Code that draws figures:

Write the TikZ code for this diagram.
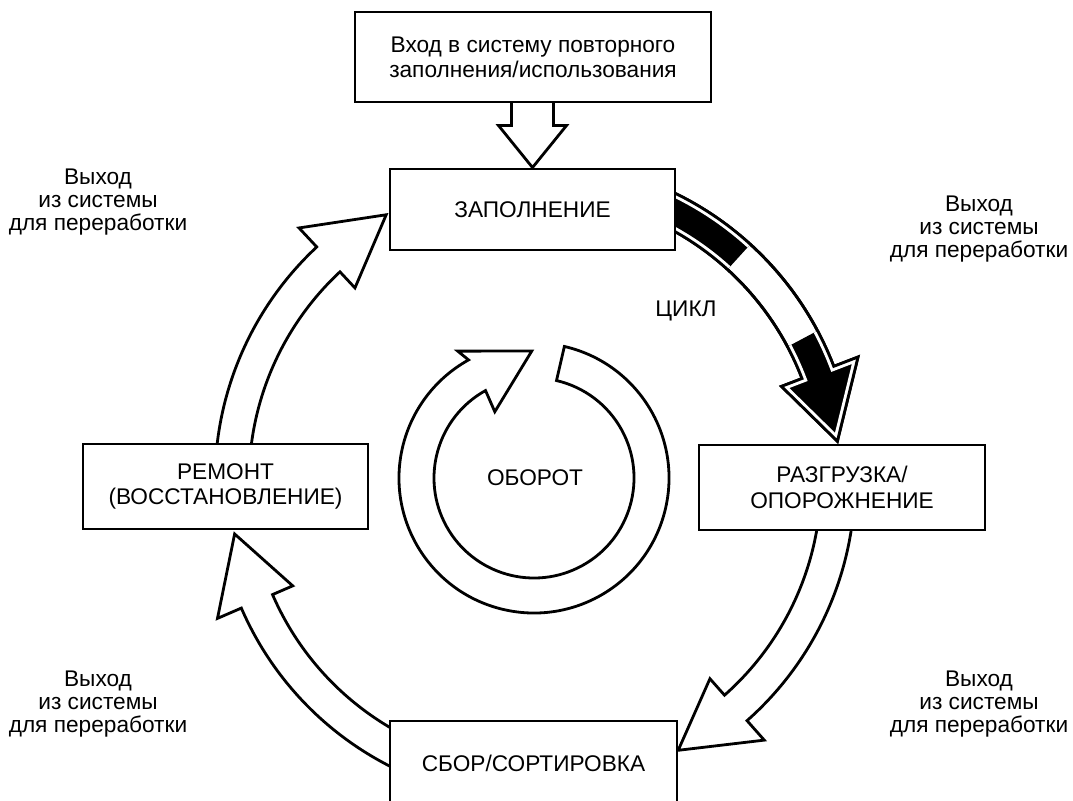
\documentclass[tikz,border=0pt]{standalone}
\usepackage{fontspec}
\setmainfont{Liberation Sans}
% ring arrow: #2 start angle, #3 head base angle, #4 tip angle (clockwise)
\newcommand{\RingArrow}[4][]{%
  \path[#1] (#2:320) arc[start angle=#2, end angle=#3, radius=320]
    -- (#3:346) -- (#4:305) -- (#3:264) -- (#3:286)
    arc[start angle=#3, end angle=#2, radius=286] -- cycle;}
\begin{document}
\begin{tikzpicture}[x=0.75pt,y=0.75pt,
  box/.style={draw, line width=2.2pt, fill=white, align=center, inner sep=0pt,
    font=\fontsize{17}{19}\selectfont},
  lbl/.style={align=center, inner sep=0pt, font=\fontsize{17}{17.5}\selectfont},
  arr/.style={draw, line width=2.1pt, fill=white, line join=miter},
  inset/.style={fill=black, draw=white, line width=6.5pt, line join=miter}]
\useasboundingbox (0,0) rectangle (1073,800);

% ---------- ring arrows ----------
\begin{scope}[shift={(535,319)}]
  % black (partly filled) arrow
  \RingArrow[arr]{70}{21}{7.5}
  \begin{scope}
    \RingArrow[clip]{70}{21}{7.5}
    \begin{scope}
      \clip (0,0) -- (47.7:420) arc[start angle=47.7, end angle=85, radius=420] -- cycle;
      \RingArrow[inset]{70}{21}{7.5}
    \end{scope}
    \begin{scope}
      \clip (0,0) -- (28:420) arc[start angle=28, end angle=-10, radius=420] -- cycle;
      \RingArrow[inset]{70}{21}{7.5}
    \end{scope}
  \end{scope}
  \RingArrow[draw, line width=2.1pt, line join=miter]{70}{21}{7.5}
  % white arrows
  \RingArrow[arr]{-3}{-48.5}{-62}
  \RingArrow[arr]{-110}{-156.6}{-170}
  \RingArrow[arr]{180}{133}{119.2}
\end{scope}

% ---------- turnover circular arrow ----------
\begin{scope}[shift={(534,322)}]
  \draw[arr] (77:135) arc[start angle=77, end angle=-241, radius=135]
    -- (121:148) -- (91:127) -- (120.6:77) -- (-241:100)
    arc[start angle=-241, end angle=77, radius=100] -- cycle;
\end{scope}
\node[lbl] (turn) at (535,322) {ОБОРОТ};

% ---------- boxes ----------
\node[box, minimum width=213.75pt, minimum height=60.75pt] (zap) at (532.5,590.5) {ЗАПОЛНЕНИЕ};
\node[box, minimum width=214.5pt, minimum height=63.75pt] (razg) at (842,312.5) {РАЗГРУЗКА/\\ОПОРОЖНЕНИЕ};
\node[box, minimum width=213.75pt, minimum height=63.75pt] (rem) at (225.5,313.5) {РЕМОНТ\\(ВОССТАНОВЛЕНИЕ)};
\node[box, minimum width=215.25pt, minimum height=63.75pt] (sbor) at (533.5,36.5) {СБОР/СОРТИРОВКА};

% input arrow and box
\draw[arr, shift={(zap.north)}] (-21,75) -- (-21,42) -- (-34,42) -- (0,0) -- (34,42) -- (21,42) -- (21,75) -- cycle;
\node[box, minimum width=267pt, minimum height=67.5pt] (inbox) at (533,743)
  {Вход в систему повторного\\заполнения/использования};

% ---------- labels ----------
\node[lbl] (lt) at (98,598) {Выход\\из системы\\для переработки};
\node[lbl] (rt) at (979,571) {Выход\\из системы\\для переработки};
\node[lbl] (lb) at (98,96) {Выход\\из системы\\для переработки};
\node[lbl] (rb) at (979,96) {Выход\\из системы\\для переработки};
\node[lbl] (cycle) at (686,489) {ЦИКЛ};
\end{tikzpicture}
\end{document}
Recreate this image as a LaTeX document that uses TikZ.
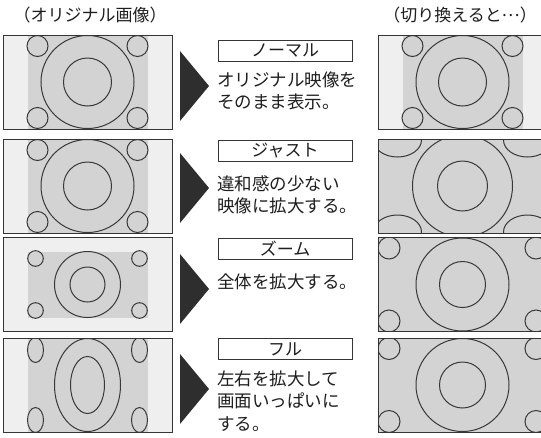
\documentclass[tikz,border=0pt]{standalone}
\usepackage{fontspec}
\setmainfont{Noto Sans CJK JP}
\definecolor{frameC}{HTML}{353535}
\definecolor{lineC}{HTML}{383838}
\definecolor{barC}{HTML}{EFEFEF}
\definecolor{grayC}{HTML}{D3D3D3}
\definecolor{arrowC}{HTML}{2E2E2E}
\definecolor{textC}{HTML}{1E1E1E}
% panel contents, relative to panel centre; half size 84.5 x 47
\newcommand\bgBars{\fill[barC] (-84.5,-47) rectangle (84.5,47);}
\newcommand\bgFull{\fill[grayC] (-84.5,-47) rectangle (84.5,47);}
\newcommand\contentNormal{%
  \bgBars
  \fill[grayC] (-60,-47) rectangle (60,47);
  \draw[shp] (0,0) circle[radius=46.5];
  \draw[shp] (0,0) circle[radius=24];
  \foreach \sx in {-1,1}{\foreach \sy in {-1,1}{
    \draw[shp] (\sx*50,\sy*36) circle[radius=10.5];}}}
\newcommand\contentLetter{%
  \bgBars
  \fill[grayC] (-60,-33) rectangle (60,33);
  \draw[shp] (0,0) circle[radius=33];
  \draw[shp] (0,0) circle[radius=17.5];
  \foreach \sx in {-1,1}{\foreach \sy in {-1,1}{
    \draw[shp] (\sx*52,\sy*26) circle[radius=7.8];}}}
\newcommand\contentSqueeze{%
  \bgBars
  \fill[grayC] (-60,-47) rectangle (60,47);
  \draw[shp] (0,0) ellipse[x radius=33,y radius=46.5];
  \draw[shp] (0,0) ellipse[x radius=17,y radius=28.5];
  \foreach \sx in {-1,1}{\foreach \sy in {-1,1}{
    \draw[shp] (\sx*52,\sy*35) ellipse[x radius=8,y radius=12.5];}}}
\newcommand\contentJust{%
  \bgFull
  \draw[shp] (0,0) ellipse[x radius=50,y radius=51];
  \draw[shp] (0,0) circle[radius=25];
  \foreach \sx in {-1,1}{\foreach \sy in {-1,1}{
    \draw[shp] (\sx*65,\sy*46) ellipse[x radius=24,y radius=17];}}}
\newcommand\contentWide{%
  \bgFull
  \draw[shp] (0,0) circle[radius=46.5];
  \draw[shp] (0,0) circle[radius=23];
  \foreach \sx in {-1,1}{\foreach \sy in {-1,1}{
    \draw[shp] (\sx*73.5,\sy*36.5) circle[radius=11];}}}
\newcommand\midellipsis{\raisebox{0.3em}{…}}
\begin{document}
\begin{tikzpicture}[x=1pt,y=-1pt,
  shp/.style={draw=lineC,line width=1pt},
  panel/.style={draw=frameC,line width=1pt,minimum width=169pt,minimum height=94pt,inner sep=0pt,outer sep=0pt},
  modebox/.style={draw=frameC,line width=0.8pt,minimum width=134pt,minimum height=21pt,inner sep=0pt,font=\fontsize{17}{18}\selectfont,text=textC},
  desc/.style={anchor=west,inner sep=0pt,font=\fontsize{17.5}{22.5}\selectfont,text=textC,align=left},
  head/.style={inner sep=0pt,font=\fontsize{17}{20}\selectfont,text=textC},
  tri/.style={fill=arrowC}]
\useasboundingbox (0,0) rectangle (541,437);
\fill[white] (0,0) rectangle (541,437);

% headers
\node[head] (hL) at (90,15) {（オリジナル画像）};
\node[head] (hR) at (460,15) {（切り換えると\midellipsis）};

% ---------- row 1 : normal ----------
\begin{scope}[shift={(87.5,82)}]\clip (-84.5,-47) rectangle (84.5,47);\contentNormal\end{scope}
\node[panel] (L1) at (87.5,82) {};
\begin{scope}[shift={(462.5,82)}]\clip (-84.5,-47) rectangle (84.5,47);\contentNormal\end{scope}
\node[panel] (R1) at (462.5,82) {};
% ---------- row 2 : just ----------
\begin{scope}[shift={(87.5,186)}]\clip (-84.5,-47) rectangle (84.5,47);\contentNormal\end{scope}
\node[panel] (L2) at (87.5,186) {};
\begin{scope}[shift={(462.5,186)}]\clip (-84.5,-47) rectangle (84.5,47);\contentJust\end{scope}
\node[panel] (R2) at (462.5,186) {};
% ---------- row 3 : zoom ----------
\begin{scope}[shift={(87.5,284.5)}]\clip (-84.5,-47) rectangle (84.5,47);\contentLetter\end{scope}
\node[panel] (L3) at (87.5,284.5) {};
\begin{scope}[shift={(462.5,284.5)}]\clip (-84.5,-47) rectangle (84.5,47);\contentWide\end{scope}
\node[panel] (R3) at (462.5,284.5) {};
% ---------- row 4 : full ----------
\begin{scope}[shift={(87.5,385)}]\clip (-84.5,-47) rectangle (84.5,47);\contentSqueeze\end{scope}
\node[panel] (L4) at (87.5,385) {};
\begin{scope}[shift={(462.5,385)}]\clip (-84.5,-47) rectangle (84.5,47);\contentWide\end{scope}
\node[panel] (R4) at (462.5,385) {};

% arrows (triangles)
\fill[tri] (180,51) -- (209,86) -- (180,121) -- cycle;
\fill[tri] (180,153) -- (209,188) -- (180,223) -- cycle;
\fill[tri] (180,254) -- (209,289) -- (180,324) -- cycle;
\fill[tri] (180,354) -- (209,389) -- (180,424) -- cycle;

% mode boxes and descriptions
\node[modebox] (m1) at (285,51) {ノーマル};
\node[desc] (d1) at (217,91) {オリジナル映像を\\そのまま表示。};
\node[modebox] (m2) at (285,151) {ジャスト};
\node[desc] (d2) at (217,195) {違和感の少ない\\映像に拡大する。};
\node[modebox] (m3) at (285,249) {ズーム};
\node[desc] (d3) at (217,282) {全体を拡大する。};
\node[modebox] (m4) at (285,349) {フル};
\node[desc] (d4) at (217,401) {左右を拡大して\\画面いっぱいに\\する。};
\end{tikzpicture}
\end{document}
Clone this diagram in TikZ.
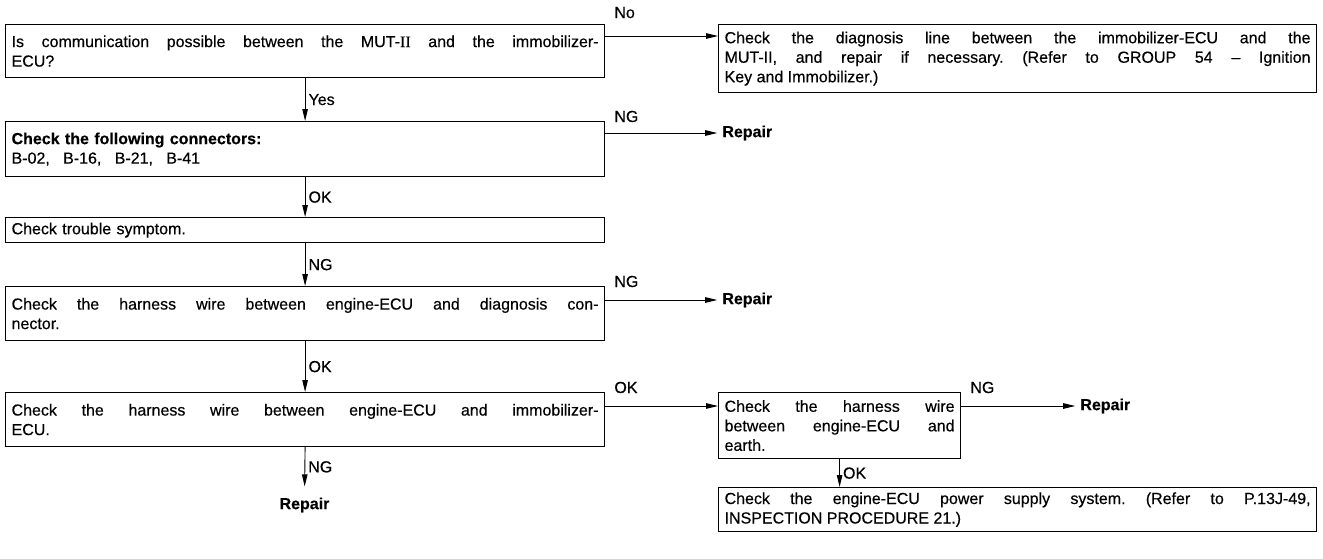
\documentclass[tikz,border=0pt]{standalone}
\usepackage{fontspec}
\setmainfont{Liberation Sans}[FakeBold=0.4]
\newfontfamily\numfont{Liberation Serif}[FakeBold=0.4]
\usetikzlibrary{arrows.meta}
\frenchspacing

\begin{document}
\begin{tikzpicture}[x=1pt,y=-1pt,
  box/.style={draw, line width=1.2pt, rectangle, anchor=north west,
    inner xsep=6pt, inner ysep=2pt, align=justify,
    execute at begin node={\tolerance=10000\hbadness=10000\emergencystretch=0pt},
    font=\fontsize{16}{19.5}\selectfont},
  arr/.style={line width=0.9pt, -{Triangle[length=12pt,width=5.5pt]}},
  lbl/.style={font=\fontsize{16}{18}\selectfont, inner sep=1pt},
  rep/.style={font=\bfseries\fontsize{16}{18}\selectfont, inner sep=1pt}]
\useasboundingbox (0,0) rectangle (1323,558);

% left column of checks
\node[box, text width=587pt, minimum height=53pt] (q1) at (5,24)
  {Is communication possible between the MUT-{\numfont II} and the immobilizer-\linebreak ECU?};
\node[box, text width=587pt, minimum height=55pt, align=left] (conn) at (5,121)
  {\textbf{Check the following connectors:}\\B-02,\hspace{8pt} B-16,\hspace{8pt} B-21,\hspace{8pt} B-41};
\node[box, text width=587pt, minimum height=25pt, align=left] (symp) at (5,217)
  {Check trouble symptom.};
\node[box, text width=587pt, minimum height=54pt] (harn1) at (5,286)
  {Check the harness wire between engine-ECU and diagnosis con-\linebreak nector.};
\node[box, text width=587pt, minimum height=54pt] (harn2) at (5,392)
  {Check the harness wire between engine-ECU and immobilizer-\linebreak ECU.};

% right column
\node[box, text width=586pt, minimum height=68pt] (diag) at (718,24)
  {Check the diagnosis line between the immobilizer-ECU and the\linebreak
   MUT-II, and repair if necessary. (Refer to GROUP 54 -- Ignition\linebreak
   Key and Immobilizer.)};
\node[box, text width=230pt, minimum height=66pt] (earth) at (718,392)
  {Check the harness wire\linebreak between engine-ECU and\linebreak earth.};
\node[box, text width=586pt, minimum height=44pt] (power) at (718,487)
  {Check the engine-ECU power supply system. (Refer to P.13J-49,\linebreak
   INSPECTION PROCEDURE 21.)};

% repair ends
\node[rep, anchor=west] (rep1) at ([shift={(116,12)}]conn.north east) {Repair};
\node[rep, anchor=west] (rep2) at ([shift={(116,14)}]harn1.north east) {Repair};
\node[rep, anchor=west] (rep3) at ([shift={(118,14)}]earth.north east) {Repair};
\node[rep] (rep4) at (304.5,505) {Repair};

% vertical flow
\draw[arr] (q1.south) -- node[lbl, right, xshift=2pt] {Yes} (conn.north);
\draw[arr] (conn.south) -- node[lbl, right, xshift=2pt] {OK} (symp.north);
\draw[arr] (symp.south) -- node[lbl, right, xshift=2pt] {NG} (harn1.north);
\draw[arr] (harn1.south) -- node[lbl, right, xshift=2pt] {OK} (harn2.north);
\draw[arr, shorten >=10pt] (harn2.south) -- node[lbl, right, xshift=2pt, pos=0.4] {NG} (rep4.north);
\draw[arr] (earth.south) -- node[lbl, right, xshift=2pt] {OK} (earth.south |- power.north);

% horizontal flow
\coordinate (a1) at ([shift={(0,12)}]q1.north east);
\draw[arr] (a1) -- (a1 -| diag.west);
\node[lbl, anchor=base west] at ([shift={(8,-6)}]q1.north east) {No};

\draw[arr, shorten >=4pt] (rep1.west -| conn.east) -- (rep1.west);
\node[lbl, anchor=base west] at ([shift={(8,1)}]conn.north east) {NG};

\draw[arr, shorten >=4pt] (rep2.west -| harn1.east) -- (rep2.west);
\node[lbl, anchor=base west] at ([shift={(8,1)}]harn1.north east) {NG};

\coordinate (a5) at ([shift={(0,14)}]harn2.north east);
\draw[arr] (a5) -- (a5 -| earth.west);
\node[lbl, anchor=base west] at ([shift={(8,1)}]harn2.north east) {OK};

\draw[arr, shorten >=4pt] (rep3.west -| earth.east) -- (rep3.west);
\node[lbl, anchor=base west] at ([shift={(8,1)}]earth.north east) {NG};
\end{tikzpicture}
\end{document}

TASK OBJECTIVE:
Exactly reproduce the run of lines from the start of the listing through the line with "(0,0) rectangle (1073,800);", inclusive; pictures are not copied.

EXERCISE SOLUTION:
Write the TikZ code for this diagram.
\documentclass[tikz,border=0pt]{standalone}
\usepackage{fontspec}
\setmainfont{Liberation Sans}
% ring arrow: #2 start angle, #3 head base angle, #4 tip angle (clockwise)
\newcommand{\RingArrow}[4][]{%
  \path[#1] (#2:320) arc[start angle=#2, end angle=#3, radius=320]
    -- (#3:346) -- (#4:305) -- (#3:264) -- (#3:286)
    arc[start angle=#3, end angle=#2, radius=286] -- cycle;}
\begin{document}
\begin{tikzpicture}[x=0.75pt,y=0.75pt,
  box/.style={draw, line width=2.2pt, fill=white, align=center, inner sep=0pt,
    font=\fontsize{17}{19}\selectfont},
  lbl/.style={align=center, inner sep=0pt, font=\fontsize{17}{17.5}\selectfont},
  arr/.style={draw, line width=2.1pt, fill=white, line join=miter},
  inset/.style={fill=black, draw=white, line width=6.5pt, line join=miter}]
\useasboundingbox (0,0) rectangle (1073,800);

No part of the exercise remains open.